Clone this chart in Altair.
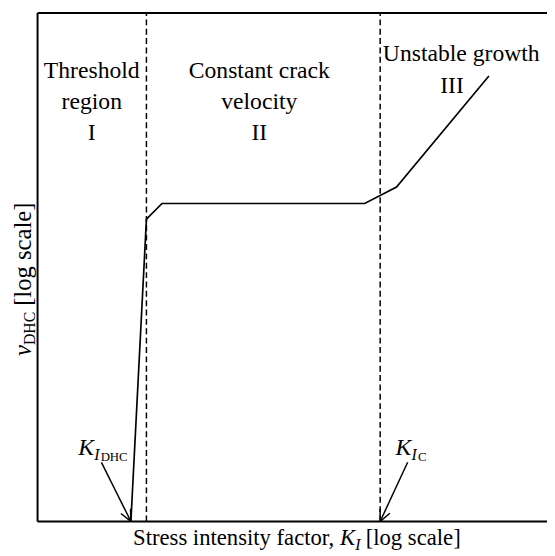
import altair as alt
import pandas as pd
import numpy as np

# Schematic DHC crack-velocity curve, log-log, arbitrary units (0-10 on both axes)
curve_k = [1.832, 2.137, 2.443, 6.422, 7.046, 8.859]
curve_v = [0.0, 5.944, 6.253, 6.253, 6.576, 8.762]

# Region boundaries: K_I,DHC and K_IC
boundary_k = [2.137, 6.725]

# Arrows pointing to K_I,DHC and K_IC on the axis
arrow_tail_k = [1.253, 7.265]
arrow_tail_v = [1.163, 1.163]
arrow_tip_k = [1.832, 6.725]
arrow_tip_v = [0.0, 0.0]

# Region annotation text
region_text = ["Threshold", "region", "I",
               "Constant crack", "velocity", "II",
               "Unstable growth", "III"]
region_k = [1.064, 1.064, 1.064, 4.352, 4.352, 4.352, 8.317, 8.135]
region_v = [8.723, 8.104, 7.505, 8.723, 8.104, 7.505, 9.052, 8.433]

FONT = "Liberation Serif, Times New Roman, serif"

xs = alt.Scale(domain=[0, 10], nice=False, zero=False)
ys = alt.Scale(domain=[0, 10], nice=False, zero=False)

hidden = alt.Axis(domain=False, ticks=False, labels=False, grid=False, title=None)
X = lambda f: alt.X(f, scale=xs, axis=hidden)
Y = lambda f: alt.Y(f, scale=ys, axis=hidden)

curve_df = pd.DataFrame({"k": curve_k, "v": curve_v})
curve = alt.Chart(curve_df).mark_line(color="black", strokeWidth=1.7).encode(
    x=X("k:Q"), y=Y("v:Q"),
)

bound_df = pd.DataFrame({"k": boundary_k, "v": [0, 0], "v2": [10, 10]})
bounds = alt.Chart(bound_df).mark_rule(
    color="black", strokeWidth=1.5, strokeDash=[6, 3.5]
).encode(x=X("k:Q"), y=Y("v:Q"), y2="v2:Q")

# Frame: left, bottom and top edges (the right edge lies outside the picture)
frame_df = pd.DataFrame({"k": [0, 0, 0], "v": [0, 0, 10],
                         "k2": [0, 10.5, 10.5], "v2": [10, 0, 10]})
frame = alt.Chart(frame_df).mark_rule(color="black", strokeWidth=2).encode(
    x=X("k:Q"), y=Y("v:Q"), x2="k2:Q", y2="v2:Q"
)

adf = pd.DataFrame({"k": arrow_tail_k, "v": arrow_tail_v,
                    "k2": arrow_tip_k, "v2": arrow_tip_v})
shafts = alt.Chart(adf).mark_rule(color="black", strokeWidth=1.5).encode(
    x=X("k:Q"), y=Y("v:Q"), x2="k2:Q", y2="v2:Q",
)

# open arrowheads: two short arms from each tip, +-25 deg about the shaft
arm_len = 0.25   # axis units (about equal px per unit on both axes)
half = np.radians(25)
rows = []
for tk, tv, hk, hv in zip(arrow_tail_k, arrow_tail_v, arrow_tip_k, arrow_tip_v):
    back = np.arctan2(tv - hv, tk - hk)
    for s in (-1, 1):
        a = back + s * half
        rows.append({"k": hk, "v": hv,
                     "k2": hk + arm_len * np.cos(a), "v2": hv + arm_len * np.sin(a)})
heads = alt.Chart(pd.DataFrame(rows)).mark_rule(color="black", strokeWidth=1.5).encode(
    x=X("k:Q"), y=Y("v:Q"), x2="k2:Q", y2="v2:Q"
)

rdf = pd.DataFrame({"t": region_text, "k": region_k, "v": region_v})
regions = alt.Chart(rdf).mark_text(
    font=FONT, fontSize=24, color="black", align="center", baseline="alphabetic"
).encode(x=X("k:Q"), y=Y("v:Q"), text="t:N")

def txt(t, k, v, size, style="normal", align="left", angle=0):
    return alt.Chart(pd.DataFrame({"t": [t], "k": [k], "v": [v]})).mark_text(
        font=FONT, fontSize=size, fontStyle=style, color="black", align=align,
        baseline="alphabetic", angle=angle
    ).encode(x=X("k:Q"), y=Y("v:Q"), text="t:N")

labels = [
    # K_I,DHC
    txt("K", 0.800, 1.298, 24, "italic"),
    txt("I", 1.112, 1.202, 16, "italic"),
    txt("DHC", 1.238, 1.182, 13),
    # K_IC
    txt("K", 7.028, 1.298, 24, "italic"),
    txt("I", 7.340, 1.202, 16, "italic"),
    txt("C", 7.466, 1.182, 13),
    # x title
    txt("Stress intensity factor,", 5.822, -0.464, 23, align="right"),
    txt("K", 5.938, -0.464, 23, "italic"),
    txt("I", 6.238, -0.561, 16, "italic"),
    txt("[log scale]", 6.441, -0.464, 23),
    # y title (rotated)
    txt("v", -0.135, 3.255, 25, "italic", angle=270),
    txt("DHC", -0.058, 3.468, 16, angle=270),
    txt("[log scale]", -0.135, 4.240, 25, angle=270),
]

chart = alt.layer(curve, bounds, frame, shafts, heads, regions, *labels).properties(
    width=517, height=516,
    autosize=alt.AutoSizeParams(type="none"),
    padding={"left": 30, "top": 1, "right": 0, "bottom": 31},
    background="white",
).configure_view(stroke=None)

chart.save("out.html", embed_options={"renderer": "svg", "actions": False})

---*---

WORK REQUIRED:
Using the material above, set down every line exactly, but skip the pictures.

SOLUTION TO THE PROBLEM:
Clone this chart in Altair.
import altair as alt
import pandas as pd
import numpy as np

# Schematic DHC crack-velocity curve, log-log, arbitrary units (0-10 on both axes)
curve_k = [1.832, 2.137, 2.443, 6.422, 7.046, 8.859]
curve_v = [0.0, 5.944, 6.253, 6.253, 6.576, 8.762]

# Region boundaries: K_I,DHC and K_IC
boundary_k = [2.137, 6.725]

# Arrows pointing to K_I,DHC and K_IC on the axis
arrow_tail_k = [1.253, 7.265]
arrow_tail_v = [1.163, 1.163]
arrow_tip_k = [1.832, 6.725]
arrow_tip_v = [0.0, 0.0]

# Region annotation text
region_text = ["Threshold", "region", "I",
               "Constant crack", "velocity", "II",
               "Unstable growth", "III"]
region_k = [1.064, 1.064, 1.064, 4.352, 4.352, 4.352, 8.317, 8.135]
region_v = [8.723, 8.104, 7.505, 8.723, 8.104, 7.505, 9.052, 8.433]

FONT = "Liberation Serif, Times New Roman, serif"

xs = alt.Scale(domain=[0, 10], nice=False, zero=False)
ys = alt.Scale(domain=[0, 10], nice=False, zero=False)

hidden = alt.Axis(domain=False, ticks=False, labels=False, grid=False, title=None)
X = lambda f: alt.X(f, scale=xs, axis=hidden)
Y = lambda f: alt.Y(f, scale=ys, axis=hidden)

curve_df = pd.DataFrame({"k": curve_k, "v": curve_v})
curve = alt.Chart(curve_df).mark_line(color="black", strokeWidth=1.7).encode(
    x=X("k:Q"), y=Y("v:Q"),
)

bound_df = pd.DataFrame({"k": boundary_k, "v": [0, 0], "v2": [10, 10]})
bounds = alt.Chart(bound_df).mark_rule(
    color="black", strokeWidth=1.5, strokeDash=[6, 3.5]
).encode(x=X("k:Q"), y=Y("v:Q"), y2="v2:Q")

# Frame: left, bottom and top edges (the right edge lies outside the picture)
frame_df = pd.DataFrame({"k": [0, 0, 0], "v": [0, 0, 10],
                         "k2": [0, 10.5, 10.5], "v2": [10, 0, 10]})
frame = alt.Chart(frame_df).mark_rule(color="black", strokeWidth=2).encode(
    x=X("k:Q"), y=Y("v:Q"), x2="k2:Q", y2="v2:Q"
)

adf = pd.DataFrame({"k": arrow_tail_k, "v": arrow_tail_v,
                    "k2": arrow_tip_k, "v2": arrow_tip_v})
shafts = alt.Chart(adf).mark_rule(color="black", strokeWidth=1.5).encode(
    x=X("k:Q"), y=Y("v:Q"), x2="k2:Q", y2="v2:Q",
)

# open arrowheads: two short arms from each tip, +-25 deg about the shaft
arm_len = 0.25   # axis units (about equal px per unit on both axes)
half = np.radians(25)
rows = []
for tk, tv, hk, hv in zip(arrow_tail_k, arrow_tail_v, arrow_tip_k, arrow_tip_v):
    back = np.arctan2(tv - hv, tk - hk)
    for s in (-1, 1):
        a = back + s * half
        rows.append({"k": hk, "v": hv,
                     "k2": hk + arm_len * np.cos(a), "v2": hv + arm_len * np.sin(a)})
heads = alt.Chart(pd.DataFrame(rows)).mark_rule(color="black", strokeWidth=1.5).encode(
    x=X("k:Q"), y=Y("v:Q"), x2="k2:Q", y2="v2:Q"
)

rdf = pd.DataFrame({"t": region_text, "k": region_k, "v": region_v})
regions = alt.Chart(rdf).mark_text(
    font=FONT, fontSize=24, color="black", align="center", baseline="alphabetic"
).encode(x=X("k:Q"), y=Y("v:Q"), text="t:N")

def txt(t, k, v, size, style="normal", align="left", angle=0):
    return alt.Chart(pd.DataFrame({"t": [t], "k": [k], "v": [v]})).mark_text(
        font=FONT, fontSize=size, fontStyle=style, color="black", align=align,
        baseline="alphabetic", angle=angle
    ).encode(x=X("k:Q"), y=Y("v:Q"), text="t:N")

labels = [
    # K_I,DHC
    txt("K", 0.800, 1.298, 24, "italic"),
    txt("I", 1.112, 1.202, 16, "italic"),
    txt("DHC", 1.238, 1.182, 13),
    # K_IC
    txt("K", 7.028, 1.298, 24, "italic"),
    txt("I", 7.340, 1.202, 16, "italic"),
    txt("C", 7.466, 1.182, 13),
    # x title
    txt("Stress intensity factor,", 5.822, -0.464, 23, align="right"),
    txt("K", 5.938, -0.464, 23, "italic"),
    txt("I", 6.238, -0.561, 16, "italic"),
    txt("[log scale]", 6.441, -0.464, 23),
    # y title (rotated)
    txt("v", -0.135, 3.255, 25, "italic", angle=270),
    txt("DHC", -0.058, 3.468, 16, angle=270),
    txt("[log scale]", -0.135, 4.240, 25, angle=270),
]

chart = alt.layer(curve, bounds, frame, shafts, heads, regions, *labels).properties(
    width=517, height=516,
    autosize=alt.AutoSizeParams(type="none"),
    padding={"left": 30, "top": 1, "right": 0, "bottom": 31},
    background="white",
).configure_view(stroke=None)

chart.save("out.html", embed_options={"renderer": "svg", "actions": False})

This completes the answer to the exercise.